FDA Finalizes Blood Donation Guidelines
On Thursday, recommendations for evaluating blood donor eligibility using individual risk-based questions—identical for all potential donors regardless of gender, sex, or sexual orientation—to decrease the risk of transfusion-transmitted HIV were finalized, reported the FDA. The guidance also revises donor deferral recommendations for individuals at greater risk of transmitting HIV and suggests that establishments that collect blood correspondingly update their donor educational materials and donor history questionnaire. This new policy strikes down decades-old guidance for time-based deferrals and screenings specific to men who have sex with men (MSM) and women who have sex with MSM.

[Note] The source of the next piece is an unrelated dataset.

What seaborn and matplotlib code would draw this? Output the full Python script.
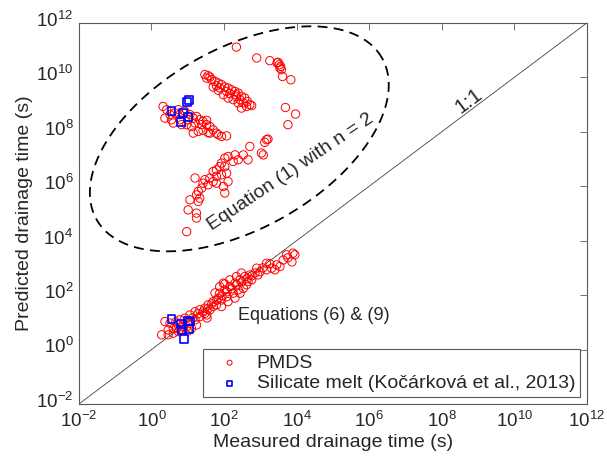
import numpy as np
import pandas as pd
import seaborn as sns
import matplotlib.pyplot as plt
from matplotlib.ticker import NullLocator
from matplotlib.transforms import ScaledTranslation

# log10 of measured / predicted drainage time (s)
# PMDS, Equation (1) with n = 2 (upper group)
pmds_eq1_meas = [2.34,
                 1.47, 1.52, 1.61, 1.66, 1.75, 1.84, 1.93, 2.02, 2.11, 2.21, 2.30, 2.39, 2.48, 2.57, 2.64, 2.71,
                 2.48, 2.39, 2.25, 2.11, 1.98, 1.84, 1.70, 2.53, 2.62, 2.76, 2.33, 2.16, 2.07, 1.88, 1.79, 1.56,
                 2.44, 2.34,
                 0.32, 0.42, 0.37, 0.55, 0.64, 0.78, 0.74, 0.92, 1.06, 1.15, 1.24, 1.33, 1.42, 1.52, 1.61, 1.70,
                 1.79, 1.93, 2.07, 1.15, 1.29, 1.42, 1.56, 1.38, 1.20, 1.10, 0.97, 0.78, 0.60, 0.51, 0.83, 1.01,
                 1.52, 1.84, 1.61,
                 2.90, 3.26, 3.46, 3.52, 3.54, 3.58, 3.61, 3.84, 3.49, 3.56,
                 3.69, 3.97, 3.76,
                 3.17, 3.12, 2.71, 3.03, 3.08, 2.66, 2.53, 2.30, 2.11, 2.02, 1.93, 1.88, 1.79, 1.70, 2.02, 2.07,
                 1.93, 1.79, 1.61, 1.47, 1.42, 1.56, 1.38, 1.29, 1.24, 1.33, 1.29, 1.06, 1.01, 1.24, 1.24, 0.97,
                 1.20, 2.11, 1.98, 2.02, 2.25, 2.39, 1.70, 1.79, 3.21]
pmds_eq1_pred = [11.11,
                 10.10, 9.97, 10.01, 9.91, 9.85, 9.79, 9.73, 9.64, 9.61, 9.54, 9.48, 9.42, 9.30, 9.24, 9.11, 8.99,
                 8.87, 9.06, 9.18, 9.24, 9.36, 9.52, 9.64, 9.06, 8.93, 8.96, 9.36, 9.40, 9.48, 9.61, 9.69, 10.06,
                 9.18, 9.28,
                 8.93, 8.81, 8.50, 8.44, 8.69, 8.63, 8.81, 8.75, 8.63, 8.50, 8.56, 8.44, 8.38, 8.26, 8.19, 8.07,
                 7.95, 7.83, 7.85, 7.95, 8.01, 8.05, 7.97, 8.26, 8.32, 8.19, 8.26, 8.44, 8.32, 8.63, 8.26, 8.44,
                 8.42, 7.89, 7.95,
                 10.71, 10.61, 10.53, 10.46, 10.34, 10.28, 10.03, 9.91, 10.55, 10.40,
                 8.89, 8.65, 8.26,
                 7.71, 7.61, 7.46, 7.22, 7.15, 6.97, 7.15, 7.15, 7.09, 7.03, 6.85, 6.72, 6.60, 6.54, 6.72, 6.48,
                 6.42, 6.36, 6.30, 6.24, 6.11, 6.05, 5.93, 5.81, 5.68, 5.56, 5.44, 5.50, 5.13, 5.01, 4.83, 4.33,
                 6.30, 6.17, 5.99, 5.75, 6.91, 6.97, 6.17, 6.11, 7.73]

# PMDS, Equations (6) & (9) (lower group)
pmds_eq69_meas = [0.28, 0.37, 0.51, 0.60, 0.74, 0.78, 0.92, 1.06, 1.20, 1.33, 1.47, 1.56, 1.70, 1.84, 1.88, 2.02,
                  2.16, 2.30, 2.44, 2.57, 2.71, 2.85, 2.99, 3.17, 3.31, 3.45, 3.63, 3.72, 3.90, 3.95, 3.54, 3.40,
                  3.17, 2.90, 2.66, 2.76, 2.53, 2.39, 2.25, 2.07, 1.93, 1.79, 1.61, 1.47, 1.33, 1.20, 1.06, 0.97,
                  0.87, 0.74, 0.60, 0.46, 2.16, 2.34, 2.48, 1.88, 1.98, 1.70, 1.52, 1.24, 1.10, 0.83, 0.69, 0.46,
                  2.62, 2.44, 2.30, 2.11, 1.93,
                  1.28, 1.42, 1.55, 1.66, 1.80, 1.94, 2.08, 2.21, 2.35, 2.49, 2.63, 2.77, 2.93, 3.07, 3.26, 3.76,
                  3.87, 1.75, 2.02, 1.53, 1.14, 1.00, 0.67]
pmds_eq69_pred = [0.54, 1.03, 0.97, 0.78, 0.90, 1.09, 1.15, 1.27, 1.39, 1.46, 1.52, 1.64, 1.76, 1.89, 2.07, 2.19,
                  2.31, 2.44, 2.56, 2.68, 2.74, 2.81, 2.86, 2.93, 2.99, 3.11, 3.29, 3.48, 3.54, 3.48, 3.05, 2.93,
                  3.17, 2.99, 2.50, 2.56, 2.25, 2.19, 2.07, 1.94, 1.82, 1.64, 1.46, 1.33, 1.21, 1.09, 0.97, 0.84,
                  0.72, 0.66, 0.60, 0.54, 2.56, 2.68, 2.81, 2.31, 2.44, 1.58, 1.27, 0.90, 0.78, 0.84, 0.78, 0.72,
                  2.38, 2.07, 1.89, 1.76, 1.58,
                  1.31, 1.38, 1.49, 1.68, 1.82, 1.97, 2.12, 2.23, 2.38, 2.49, 2.60, 2.71, 2.74, 3.00, 3.15, 3.37,
                  3.22, 2.08, 2.41, 1.16, 1.16, 0.68, 1.01]

# Silicate melt (Kocarkova et al., 2013)
melt_meas = [0.55, 0.97, 1.04, 0.87, 1.01, 0.81,
             0.55, 0.81, 1.01, 1.03, 0.89, 0.83, 1.06]
melt_pred = [8.77, 9.08, 9.18, 8.69, 8.54, 8.36,
             1.13, 0.93, 1.06, 0.75, 0.40, 0.72, 1.03]

axis_range = [1e-2, 1e12]
tick_exponents = [-2, 0, 2, 4, 6, 8, 10, 12]

pmds = pd.DataFrame({
    "measured": 10 ** np.array(pmds_eq1_meas + pmds_eq69_meas),
    "predicted": 10 ** np.array(pmds_eq1_pred + pmds_eq69_pred),
})
melt = pd.DataFrame({"measured": 10 ** np.array(melt_meas),
                     "predicted": 10 ** np.array(melt_pred)})

sns.set_style("white")
plt.rcParams["font.family"] = ["Liberation Sans", "DejaVu Sans"]
plt.rcParams["mathtext.fontset"] = "custom"
plt.rcParams["mathtext.rm"] = "Liberation Sans"
plt.rcParams["mathtext.it"] = "Liberation Sans:italic"

fig = plt.figure(figsize=(6.07, 4.57), dpi=100)
ax = fig.add_axes([0.130, 0.116, 0.837, 0.834])
ax.set_xscale("log")
ax.set_yscale("log")
ax.set_xlim(axis_range)
ax.set_ylim(axis_range)

# 1:1 line
ax.plot(axis_range, axis_range, color="0.25", lw=0.6, zorder=1)

sns.scatterplot(data=pmds, x="measured", y="predicted", marker="o", s=36,
                fc="none", ec="red", linewidth=0.7, label="PMDS", ax=ax, zorder=3)
sns.scatterplot(data=melt, x="measured", y="predicted", marker="s", s=32,
                fc="none", ec="blue", linewidth=1.2,
                label="Silicate melt (Kočárková et al., 2013)", ax=ax, zorder=4)

# dashed ellipse around the Equation (1) results, built in screen proportions
bbox = ax.get_position()
px_dec_x = bbox.width * fig.get_figwidth() * fig.dpi / 14
px_dec_y = bbox.height * fig.get_figheight() * fig.dpi / 14
ell_cx, ell_cy = 2.42, 7.74          # centre, log10 units
ell_a, ell_b, ell_ang = 164, 90, np.radians(29.5)  # semi-axes (px), tilt
t = np.linspace(0, 2 * np.pi, 300)
ex = ell_a * np.cos(t) * np.cos(ell_ang) - ell_b * np.sin(t) * np.sin(ell_ang)
ey = ell_a * np.cos(t) * np.sin(ell_ang) + ell_b * np.sin(t) * np.cos(ell_ang)
ax.plot(10 ** (ell_cx + ex / px_dec_x), 10 ** (ell_cy + ey / px_dec_y),
        color="black", lw=1.3, linestyle=(0, (5.5, 3.5)), zorder=2)

rot = np.degrees(np.arctan(px_dec_y / px_dec_x))
ax.text(10 ** 8.75, 10 ** 9.12, "1:1", fontsize=15, rotation=rot,
        ha="center", va="center")
ax.text(10 ** 3.84, 10 ** 6.53, "Equation (1) with n = 2", fontsize=14,
        rotation=34, ha="center", va="center")
ax.text(10 ** 2.38, 10 ** 1.24, "Equations (6) & (9)", fontsize=13,
        ha="left", va="center")

ticks = [10.0 ** e for e in tick_exponents]
ax.set_xticks(ticks)
ax.set_yticks(ticks)
ax.xaxis.set_minor_locator(NullLocator())
ax.yaxis.set_minor_locator(NullLocator())
ax.tick_params(which="both", direction="in", top=True, right=True, length=5,
               width=0.6, color="0.35", labelsize=13.5)
ax.tick_params(axis="x", pad=5)
ax.tick_params(axis="y", pad=4)
# lift the y tick labels so the digits sit on the tick, MATLAB style
for lab in ax.get_yticklabels():
    lab.set_transform(lab.get_transform() + ScaledTranslation(0, 3 / 72, fig.dpi_scale_trans))
for sp in ax.spines.values():
    sp.set_color("0.35")
    sp.set_linewidth(0.8)

ax.set_xlabel("Measured drainage time (s)", fontsize=14, labelpad=2)
ax.set_ylabel("Predicted drainage time (s)", fontsize=14, labelpad=2)

leg = ax.legend(loc="lower right", fontsize=14, markerscale=0.6, frameon=True,
                fancybox=False, framealpha=1, edgecolor="0.35",
                borderaxespad=0.35, borderpad=0.25, labelspacing=0.15,
                handlelength=2.2, handletextpad=0.3)
leg.get_frame().set_linewidth(0.8)

fig.savefig("out.png", dpi=100)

Pfizer CEO Criticizes US Drug Price Plan
Albert Bourla, DVM, PhD, CEO of Pfizer Inc, called US agendas to negotiate Medicare drug prices “negotiation with a gun to your head” and said he anticipates drugmakers to sue to stop the process, according to Reuters. “It is not negotiation at all. It is price setting,” said Bourla in reference to President Joe Biden’s drug pricing reform, part of the Inflation Reduction Act. The pharmaceutical industry says the law, passed in 2022, will result in a loss of profits that will compel drugmakers to retreat on developing groundbreaking new treatments even while it has potential to save many Americans $25 billion by 2031 with the help of price negotiations.

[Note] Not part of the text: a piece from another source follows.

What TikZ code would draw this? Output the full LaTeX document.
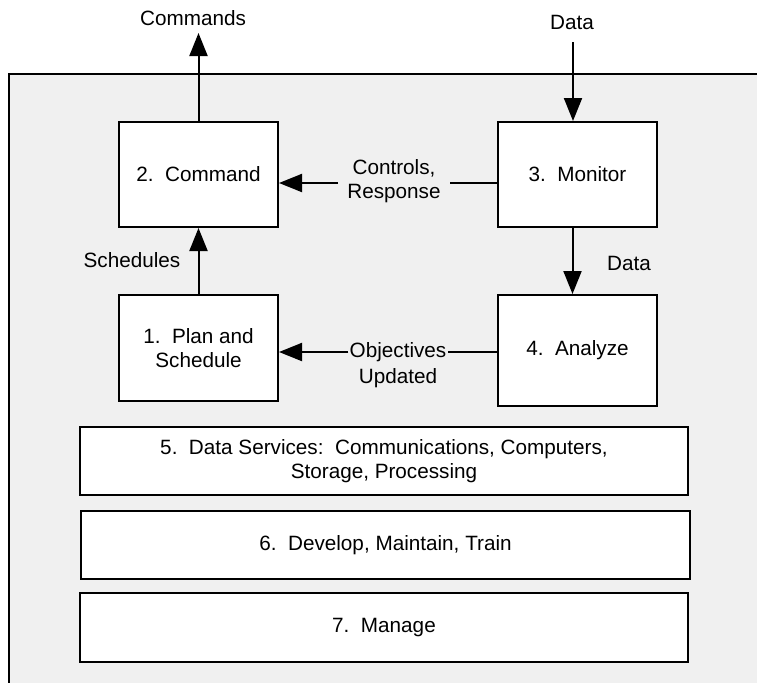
\documentclass[tikz,border=0pt]{standalone}
\usepackage{fontspec}
\setmainfont{Liberation Sans}
\usetikzlibrary{arrows.meta,positioning}

\begin{document}
\begin{tikzpicture}[x=1pt,y=-1pt,
    every node/.style={font=\fontsize{20.7}{24}\selectfont},
    box/.style={draw,line width=2pt,fill=white,align=center,inner sep=0pt},
    lbl/.style={align=center,inner sep=1pt},
    wire/.style={line width=2pt},
    flow/.style={line width=2pt,-{Triangle[length=23pt,width=18pt]}}]

    \useasboundingbox (0,0) rectangle (757,683);

    \fill[gray!12] (9,74) rectangle (757,683);
    \draw[wire] (757,74) -- (9,74) -- (9,683);

    \node[box,minimum width=159pt,minimum height=105pt] (cmd) at (198.5,174.5) {2.~~Command};
    \node[box,minimum width=159pt,minimum height=105pt] (mon) at (577.5,174.5) {3.~~Monitor};
    \node[box,minimum width=159pt,minimum height=106pt] (plan) at (198.5,348) {1.~~Plan and\\Schedule};
    \node[box,minimum width=159pt,minimum height=111pt] (ana) at (577.5,350.5) {4.~~Analyze};

    \node[box,minimum width=608pt,minimum height=68pt] (svc) at (384,461) {5.~~Data Services:~~Communications, Computers,\\Storage, Processing};
    \node[box,minimum width=609pt,minimum height=68pt] (dev) at (385.5,545) {6.~~Develop, Maintain, Train};
    \node[box,minimum width=608pt,minimum height=69pt] (mng) at (384,627.5) {7.~~Manage};

    \node[lbl] (commands) at (193,18) {Commands};
    \coordinate (cmdout) at (198.5,33);
    \node[lbl] (datain) at (572,22) {Data};
    \coordinate (datatop) at (573,42);
    \node[lbl,inner xsep=9pt] (ctrl) at (394,181) {Controls,\\Response};
    \node[lbl] (sched) at (132,260) {Schedules};
    \node[lbl] (dataout) at (629,263) {Data};
    \node[lbl] (obj) at (398,352) {Objectives};
    \node[lbl,below=4pt of obj] (upd) {Updated};

    \draw[flow] (cmd.north) -- (cmdout);
    \draw[flow] (datatop) -- (datatop |- mon.north);
    \draw[wire] ([yshift=-2pt]ctrl.east -| mon.west) -- ([yshift=-2pt]ctrl.east);
    \draw[flow] ([yshift=-2pt]ctrl.west) -- ([yshift=-2pt]ctrl.west -| cmd.east);
    \draw[flow] (plan.north) -- (cmd.south);
    \draw[flow] ([xshift=-5pt]mon.south) -- ([xshift=-5pt]ana.north);
    \draw[wire] (obj.east -| ana.west) -- (obj.east);
    \draw[flow] (obj.west) -- (obj.west -| plan.east);

\end{tikzpicture}
\end{document}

Drug Shortages May Increase
COVID-19 curbed the US health care supply chain, but it was going to pieces long before, say experts, reported the Center for Infectious Disease Research and Policy. Additionally, drug and medical device shortages could worsen, said Tammy Beckham, DVM, PhD, associate director of the FDA’s Resilient Supply Chain Program at the Center for Devices and Radiological Health. Issues that have afflicted the health care industry for years, such as scant raw materials and quality problems, won’t disappear with the end of the COVID-19 public health emergency, and Beckham said that CDRH is working to remedy the situation.